Stated problem => Collect every line below that contains the word "code".

Supplied entries =>
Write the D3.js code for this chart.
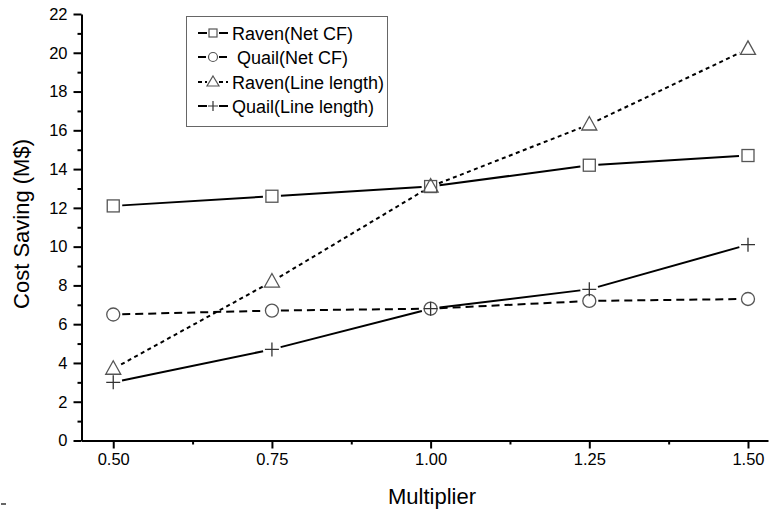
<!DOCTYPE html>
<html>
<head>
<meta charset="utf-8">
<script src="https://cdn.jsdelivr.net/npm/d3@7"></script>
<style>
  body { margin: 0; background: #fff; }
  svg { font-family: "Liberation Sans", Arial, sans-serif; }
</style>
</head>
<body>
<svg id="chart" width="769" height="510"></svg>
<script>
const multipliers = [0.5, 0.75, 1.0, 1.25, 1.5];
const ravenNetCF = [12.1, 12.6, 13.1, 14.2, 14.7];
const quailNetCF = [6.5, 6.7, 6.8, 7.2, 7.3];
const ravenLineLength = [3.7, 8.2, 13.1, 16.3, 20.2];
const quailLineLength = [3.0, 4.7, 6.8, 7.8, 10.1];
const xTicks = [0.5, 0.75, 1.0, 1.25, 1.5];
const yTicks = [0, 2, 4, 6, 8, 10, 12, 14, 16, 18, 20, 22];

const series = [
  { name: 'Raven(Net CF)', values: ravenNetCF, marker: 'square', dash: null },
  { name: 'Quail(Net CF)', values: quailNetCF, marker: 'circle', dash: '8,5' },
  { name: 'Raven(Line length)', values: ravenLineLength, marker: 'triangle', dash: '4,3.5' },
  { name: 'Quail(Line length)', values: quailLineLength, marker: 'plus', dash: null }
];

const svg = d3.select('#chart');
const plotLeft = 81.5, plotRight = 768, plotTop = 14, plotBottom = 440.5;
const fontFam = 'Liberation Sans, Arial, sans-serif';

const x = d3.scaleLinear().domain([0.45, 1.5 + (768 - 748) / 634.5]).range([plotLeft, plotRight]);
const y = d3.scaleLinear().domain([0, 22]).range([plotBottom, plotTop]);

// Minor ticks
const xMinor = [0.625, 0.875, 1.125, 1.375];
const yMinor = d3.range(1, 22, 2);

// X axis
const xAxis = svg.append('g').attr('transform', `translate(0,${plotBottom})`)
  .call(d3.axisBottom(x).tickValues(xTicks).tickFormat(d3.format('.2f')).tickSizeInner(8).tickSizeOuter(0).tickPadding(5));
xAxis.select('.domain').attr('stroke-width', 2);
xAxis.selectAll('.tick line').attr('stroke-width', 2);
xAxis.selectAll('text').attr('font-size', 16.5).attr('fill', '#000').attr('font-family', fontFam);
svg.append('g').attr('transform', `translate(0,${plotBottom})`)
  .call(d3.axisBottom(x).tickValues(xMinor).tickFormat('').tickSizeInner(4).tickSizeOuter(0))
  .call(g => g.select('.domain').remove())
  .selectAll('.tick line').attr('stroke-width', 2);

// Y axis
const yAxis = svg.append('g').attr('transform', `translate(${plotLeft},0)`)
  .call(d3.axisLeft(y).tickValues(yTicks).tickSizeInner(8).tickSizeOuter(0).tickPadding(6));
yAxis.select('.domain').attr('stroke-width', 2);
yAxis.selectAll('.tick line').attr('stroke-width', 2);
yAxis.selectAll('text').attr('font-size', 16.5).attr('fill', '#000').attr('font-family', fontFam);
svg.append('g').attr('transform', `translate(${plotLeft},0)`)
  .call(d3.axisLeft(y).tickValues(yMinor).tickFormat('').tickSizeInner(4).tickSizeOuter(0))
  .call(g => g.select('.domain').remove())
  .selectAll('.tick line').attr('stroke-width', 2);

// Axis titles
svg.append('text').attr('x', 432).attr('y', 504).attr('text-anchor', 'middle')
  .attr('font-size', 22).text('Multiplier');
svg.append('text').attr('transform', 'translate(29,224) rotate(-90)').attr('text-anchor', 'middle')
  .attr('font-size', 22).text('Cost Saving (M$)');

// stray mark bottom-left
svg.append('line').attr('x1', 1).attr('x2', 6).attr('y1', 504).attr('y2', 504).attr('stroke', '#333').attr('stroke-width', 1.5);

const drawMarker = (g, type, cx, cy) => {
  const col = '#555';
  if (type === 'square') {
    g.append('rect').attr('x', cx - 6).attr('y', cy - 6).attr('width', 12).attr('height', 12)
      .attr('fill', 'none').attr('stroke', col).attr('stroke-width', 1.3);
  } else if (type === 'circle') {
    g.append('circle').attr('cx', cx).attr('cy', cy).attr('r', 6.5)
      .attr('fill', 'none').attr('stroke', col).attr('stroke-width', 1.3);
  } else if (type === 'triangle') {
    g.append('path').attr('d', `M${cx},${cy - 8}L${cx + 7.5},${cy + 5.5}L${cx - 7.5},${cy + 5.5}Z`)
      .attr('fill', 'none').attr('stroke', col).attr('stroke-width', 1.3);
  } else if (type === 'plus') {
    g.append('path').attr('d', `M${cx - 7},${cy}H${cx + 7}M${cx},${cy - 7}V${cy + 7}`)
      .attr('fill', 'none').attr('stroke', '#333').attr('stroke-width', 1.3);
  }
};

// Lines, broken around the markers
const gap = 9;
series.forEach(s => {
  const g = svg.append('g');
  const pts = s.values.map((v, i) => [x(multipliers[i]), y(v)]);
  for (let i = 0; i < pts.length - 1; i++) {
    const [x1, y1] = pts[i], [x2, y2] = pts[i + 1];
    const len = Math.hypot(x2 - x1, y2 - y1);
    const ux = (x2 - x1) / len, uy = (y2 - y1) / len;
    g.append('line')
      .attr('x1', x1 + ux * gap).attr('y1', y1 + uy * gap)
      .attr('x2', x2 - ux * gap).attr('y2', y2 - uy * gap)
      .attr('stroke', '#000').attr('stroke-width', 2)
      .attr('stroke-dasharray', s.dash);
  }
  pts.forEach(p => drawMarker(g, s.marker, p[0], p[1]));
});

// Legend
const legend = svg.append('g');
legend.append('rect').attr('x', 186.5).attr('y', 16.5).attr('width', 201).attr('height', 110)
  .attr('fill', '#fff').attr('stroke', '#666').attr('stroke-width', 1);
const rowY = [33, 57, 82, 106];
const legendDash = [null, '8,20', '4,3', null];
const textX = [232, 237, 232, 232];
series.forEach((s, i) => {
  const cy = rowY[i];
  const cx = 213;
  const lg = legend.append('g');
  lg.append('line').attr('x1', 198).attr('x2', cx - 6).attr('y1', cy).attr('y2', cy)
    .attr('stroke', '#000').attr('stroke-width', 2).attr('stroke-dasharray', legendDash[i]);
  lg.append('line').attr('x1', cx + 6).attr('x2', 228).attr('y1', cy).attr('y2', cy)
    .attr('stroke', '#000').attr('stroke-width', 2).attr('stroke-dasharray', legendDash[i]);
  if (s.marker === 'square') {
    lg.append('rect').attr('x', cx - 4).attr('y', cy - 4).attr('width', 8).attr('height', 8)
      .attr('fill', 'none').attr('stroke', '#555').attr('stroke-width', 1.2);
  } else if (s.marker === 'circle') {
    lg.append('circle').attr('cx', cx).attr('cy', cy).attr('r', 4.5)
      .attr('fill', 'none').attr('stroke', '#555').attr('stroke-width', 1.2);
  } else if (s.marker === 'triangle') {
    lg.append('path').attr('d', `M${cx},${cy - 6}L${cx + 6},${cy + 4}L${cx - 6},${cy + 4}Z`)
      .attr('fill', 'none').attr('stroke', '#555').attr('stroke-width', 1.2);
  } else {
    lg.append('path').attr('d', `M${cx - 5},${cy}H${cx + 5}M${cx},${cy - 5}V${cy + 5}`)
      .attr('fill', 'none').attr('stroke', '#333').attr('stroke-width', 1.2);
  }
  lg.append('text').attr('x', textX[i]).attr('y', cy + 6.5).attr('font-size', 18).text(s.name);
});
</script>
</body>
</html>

---

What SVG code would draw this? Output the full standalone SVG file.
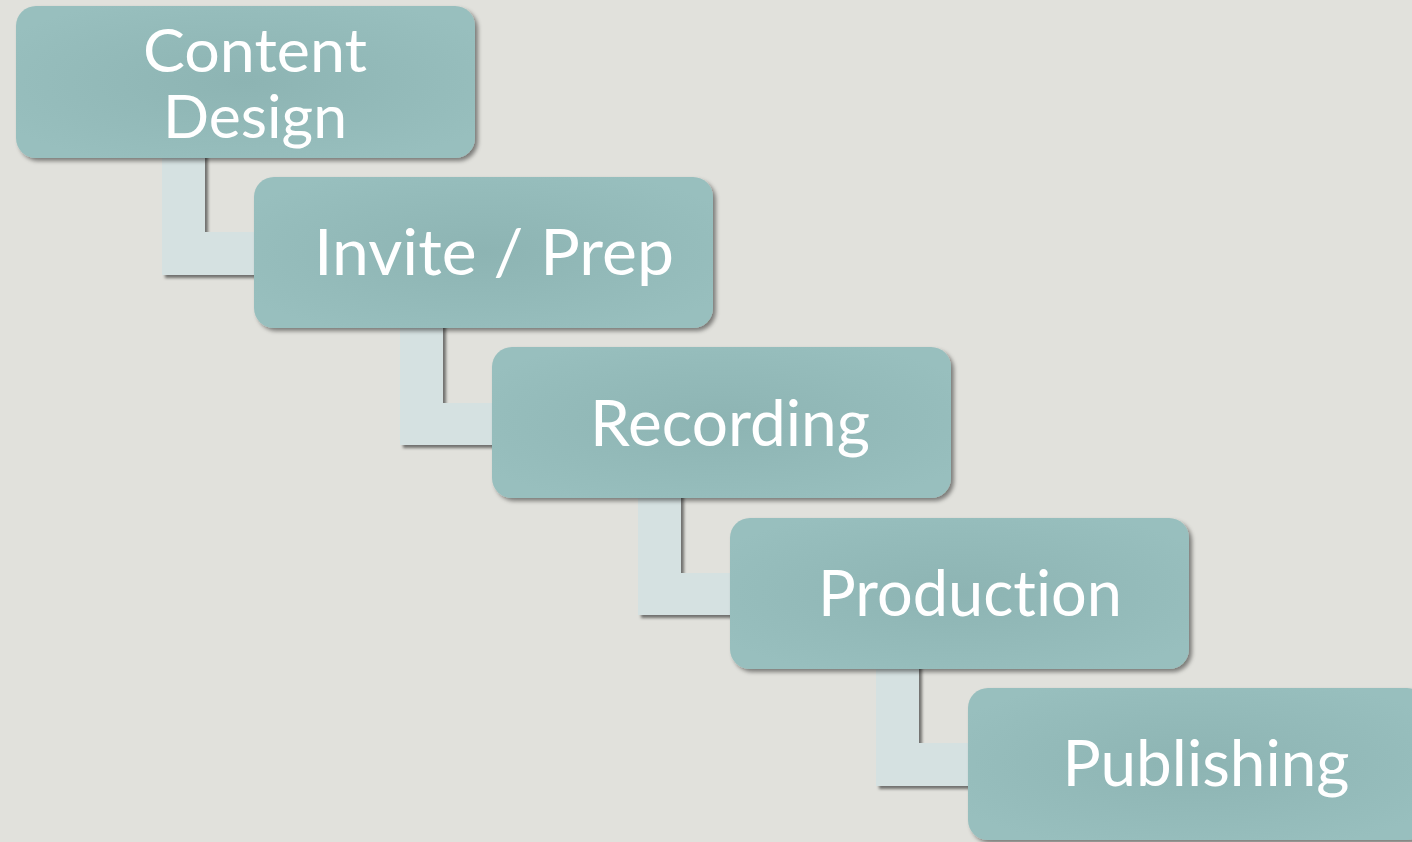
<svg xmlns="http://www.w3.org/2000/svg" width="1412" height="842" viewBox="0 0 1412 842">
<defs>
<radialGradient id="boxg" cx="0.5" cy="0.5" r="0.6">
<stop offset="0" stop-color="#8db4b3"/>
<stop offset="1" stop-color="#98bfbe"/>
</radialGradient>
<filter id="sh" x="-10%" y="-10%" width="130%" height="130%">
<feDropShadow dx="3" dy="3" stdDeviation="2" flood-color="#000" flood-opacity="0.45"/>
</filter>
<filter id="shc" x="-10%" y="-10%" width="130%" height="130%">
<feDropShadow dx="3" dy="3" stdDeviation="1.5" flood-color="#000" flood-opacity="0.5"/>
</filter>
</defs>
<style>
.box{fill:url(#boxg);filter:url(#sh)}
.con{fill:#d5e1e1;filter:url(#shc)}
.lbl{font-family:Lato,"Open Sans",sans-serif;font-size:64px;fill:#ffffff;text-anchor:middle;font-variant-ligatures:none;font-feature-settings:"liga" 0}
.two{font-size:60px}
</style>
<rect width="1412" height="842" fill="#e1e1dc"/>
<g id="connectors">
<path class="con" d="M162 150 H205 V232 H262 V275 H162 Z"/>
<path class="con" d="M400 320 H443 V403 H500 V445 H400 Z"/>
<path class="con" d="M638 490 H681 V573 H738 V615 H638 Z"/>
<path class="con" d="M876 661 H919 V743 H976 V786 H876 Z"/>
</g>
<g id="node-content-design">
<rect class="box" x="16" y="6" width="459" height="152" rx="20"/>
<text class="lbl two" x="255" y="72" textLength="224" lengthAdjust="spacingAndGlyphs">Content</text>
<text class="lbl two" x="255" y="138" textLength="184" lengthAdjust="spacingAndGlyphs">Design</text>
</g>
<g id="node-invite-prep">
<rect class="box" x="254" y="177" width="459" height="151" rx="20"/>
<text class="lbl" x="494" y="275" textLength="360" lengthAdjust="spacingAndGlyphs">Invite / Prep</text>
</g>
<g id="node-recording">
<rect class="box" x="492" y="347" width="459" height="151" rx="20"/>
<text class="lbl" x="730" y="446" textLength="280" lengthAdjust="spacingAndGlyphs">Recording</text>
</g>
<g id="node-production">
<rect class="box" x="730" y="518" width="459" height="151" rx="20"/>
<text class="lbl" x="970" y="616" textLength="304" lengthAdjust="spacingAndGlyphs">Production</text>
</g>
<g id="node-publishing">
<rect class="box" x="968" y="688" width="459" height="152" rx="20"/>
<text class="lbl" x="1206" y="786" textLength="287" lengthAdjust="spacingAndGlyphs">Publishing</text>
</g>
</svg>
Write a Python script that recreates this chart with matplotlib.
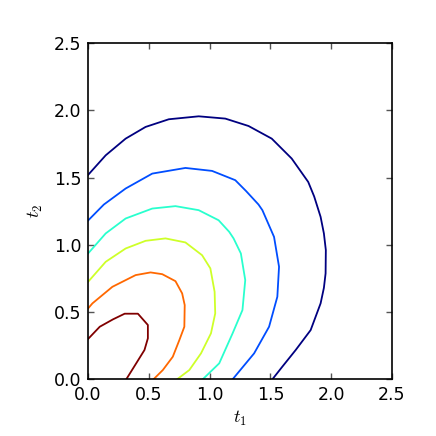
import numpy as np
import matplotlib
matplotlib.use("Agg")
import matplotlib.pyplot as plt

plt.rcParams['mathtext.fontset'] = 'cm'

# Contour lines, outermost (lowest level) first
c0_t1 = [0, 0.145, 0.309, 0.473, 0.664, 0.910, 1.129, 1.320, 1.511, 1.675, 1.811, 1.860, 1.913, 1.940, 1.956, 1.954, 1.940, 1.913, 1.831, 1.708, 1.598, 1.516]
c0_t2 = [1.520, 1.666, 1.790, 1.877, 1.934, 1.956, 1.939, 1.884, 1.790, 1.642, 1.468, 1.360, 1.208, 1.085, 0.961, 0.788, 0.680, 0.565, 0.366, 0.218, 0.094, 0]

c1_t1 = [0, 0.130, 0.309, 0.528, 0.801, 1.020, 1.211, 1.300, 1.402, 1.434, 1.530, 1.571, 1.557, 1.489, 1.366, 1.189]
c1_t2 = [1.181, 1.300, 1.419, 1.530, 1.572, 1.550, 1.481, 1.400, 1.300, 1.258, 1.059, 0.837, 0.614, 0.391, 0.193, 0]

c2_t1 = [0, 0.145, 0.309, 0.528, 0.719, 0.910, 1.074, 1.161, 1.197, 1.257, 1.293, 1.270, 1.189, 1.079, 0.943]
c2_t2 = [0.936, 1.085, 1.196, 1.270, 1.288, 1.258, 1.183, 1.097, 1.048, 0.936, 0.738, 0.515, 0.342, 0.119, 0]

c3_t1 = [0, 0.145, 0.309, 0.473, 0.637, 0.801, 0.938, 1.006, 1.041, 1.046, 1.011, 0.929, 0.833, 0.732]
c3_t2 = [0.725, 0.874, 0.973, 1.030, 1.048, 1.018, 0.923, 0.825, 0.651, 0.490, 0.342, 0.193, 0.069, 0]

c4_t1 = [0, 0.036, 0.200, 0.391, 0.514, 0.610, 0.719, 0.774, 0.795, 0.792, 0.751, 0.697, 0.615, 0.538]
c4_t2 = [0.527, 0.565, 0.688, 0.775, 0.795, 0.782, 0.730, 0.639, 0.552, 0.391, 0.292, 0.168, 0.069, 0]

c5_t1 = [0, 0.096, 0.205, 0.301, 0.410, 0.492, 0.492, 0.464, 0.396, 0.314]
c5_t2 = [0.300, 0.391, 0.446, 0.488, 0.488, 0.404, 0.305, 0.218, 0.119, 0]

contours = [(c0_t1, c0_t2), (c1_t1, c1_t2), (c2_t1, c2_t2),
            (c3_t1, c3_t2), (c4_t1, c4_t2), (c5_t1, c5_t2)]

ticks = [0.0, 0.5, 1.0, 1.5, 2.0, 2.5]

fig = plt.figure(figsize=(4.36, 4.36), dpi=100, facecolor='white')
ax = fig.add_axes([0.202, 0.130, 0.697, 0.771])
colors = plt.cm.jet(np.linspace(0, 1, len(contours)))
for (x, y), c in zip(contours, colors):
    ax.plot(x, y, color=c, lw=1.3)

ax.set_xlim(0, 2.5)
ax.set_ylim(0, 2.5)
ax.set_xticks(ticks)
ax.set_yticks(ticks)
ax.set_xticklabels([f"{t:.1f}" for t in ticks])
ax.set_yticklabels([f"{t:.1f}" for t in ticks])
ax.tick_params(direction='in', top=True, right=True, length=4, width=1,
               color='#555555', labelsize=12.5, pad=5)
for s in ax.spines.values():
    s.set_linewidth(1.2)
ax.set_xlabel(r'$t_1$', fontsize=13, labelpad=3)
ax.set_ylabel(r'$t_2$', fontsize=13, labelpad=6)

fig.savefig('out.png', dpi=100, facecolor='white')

...

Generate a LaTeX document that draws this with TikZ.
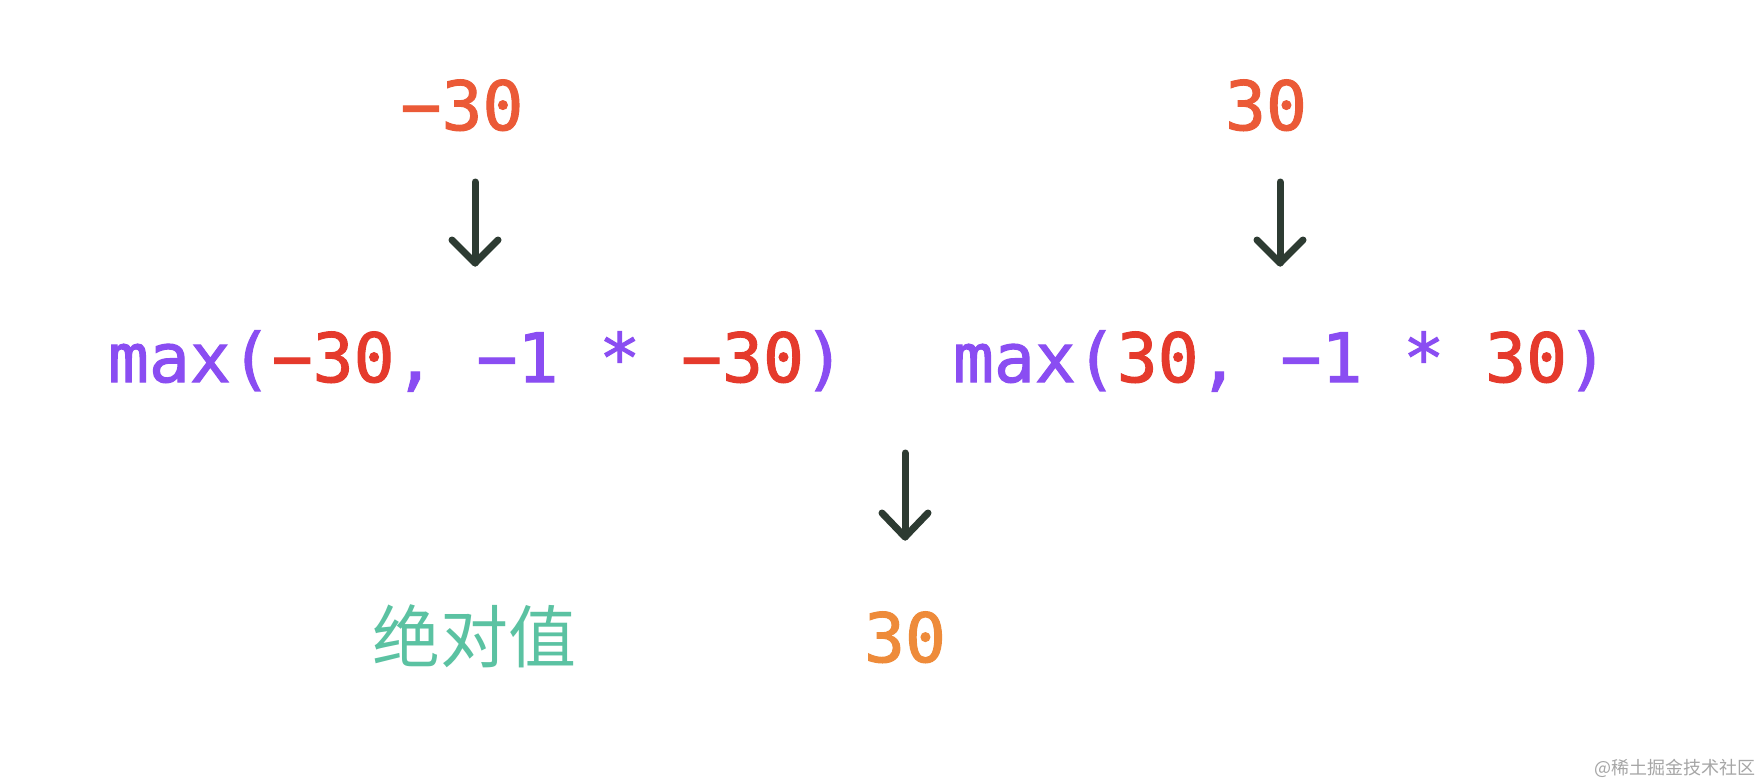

Solution for this task =>
Write the D3.js code for this chart.
What SVG code would draw this? Output the full standalone SVG file.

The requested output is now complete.